I want to read an input file (in C/C++) and process each line independently as fast as possible. The processing takes a few ticks itself, so I decided to use OpenMP threads. I have this code:
#pragma omp parallel num_threads(num_threads)
{
string line;
while (true) {
#pragma omp critical(input)
{
getline(f, line);
}
if (f.eof())
break;
process_line(line);
}
}
My question is, how do I determine the optimal number of threads to use? Ideally, I would like this to be dynamically detected at runtime. I don't understand the DYNAMIC schedule option for parallel
, so I can't say if that would help. Any insights?
Also, I'm not sure how to determine the optimal number "by hand". I tried various numbers for my specific application. I would have thought the CPU usage reported by top
would help, but it doesn't(!) In my case, the CPU usage stays consistently at around num_threads*(85-95). However, using pv
to observe the speed at which I'm reading input, I noted that the optimal number is around 2-5; above that, the input speed becomes smaller. So my quesiton is- why would I then see a CPU usage of 850 when using 10 threads?? Can this be due to some inefficiency in how OpenMP handles threads waiting to get in the critical section?
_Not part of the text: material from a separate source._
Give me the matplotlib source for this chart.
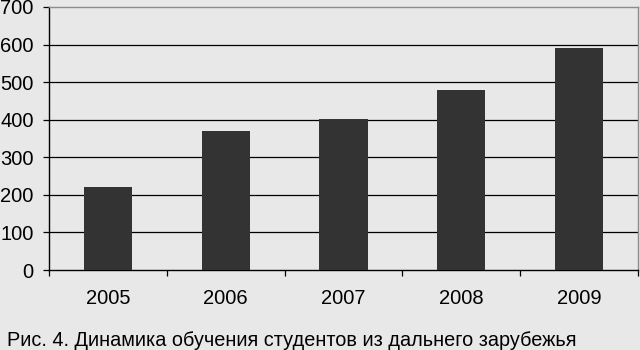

EDIT: Here are some timings. I obtained them with:
for NCPU in $(seq 1 20) ; do echo "NCPU=$NCPU" ; { pv -f -a my_input.gz | pigz -d -p 20 | { { sleep 60 ; PID=$(ps gx -o pid,comm | grep my_prog | sed "s/^ *//" | cut -d " " -f 1) ; USAGE=$(ps h -o "%cpu" $PID) ; kill -9 $PID ; sleep 1 ; echo "usage: $USAGE" >&2 ; } & cat ; } | ./my_prog -N $NCPU >/dev/null 2>/dev/null ; sleep 2 ; } 2>&1 | grep -v Killed ; done
NCPU=1 [8.27MB/s] usage: 98.4
NCPU=2 [12.5MB/s] usage: 196
NCPU=3 [18.4MB/s] usage: 294
NCPU=4 [23.6MB/s] usage: 393
NCPU=5 [28.9MB/s] usage: 491
NCPU=6 [33.7MB/s] usage: 589
NCPU=7 [37.4MB/s] usage: 688
NCPU=8 [40.3MB/s] usage: 785
NCPU=9 [41.9MB/s] usage: 884
NCPU=10 [41.3MB/s] usage: 979
NCPU=11 [41.5MB/s] usage: 1077
NCPU=12 [42.5MB/s] usage: 1176
NCPU=13 [41.6MB/s] usage: 1272
NCPU=14 [42.6MB/s] usage: 1370
NCPU=15 [41.8MB/s] usage: 1493
NCPU=16 [40.7MB/s] usage: 1593
NCPU=17 [40.8MB/s] usage: 1662
NCPU=18 [39.3MB/s] usage: 1763
NCPU=19 [38.9MB/s] usage: 1857
NCPU=20 [37.7MB/s] usage: 1957
My problem is that I can achieve 40MB/s with 785 CPU usage, but also with 1662 CPU usage. Where do those extra cycles go??
EDIT2: Thanks to Lirik and John Dibling, I now understand that the reason I find the timings above puzzling has nothing to do with I/O, but rather, with the way OpenMP implements critical sections. My intuition is that if you have 1 thread inside a CS and 10 threads waiting to get in, the moment the 1st thread exits the CS, the kernel should wake up one other thread and let it in. The timings suggest otherwise: can it be that the threads wake up many times on their own and find the CS occupied? Is this an issue with the threading library or with the kernel?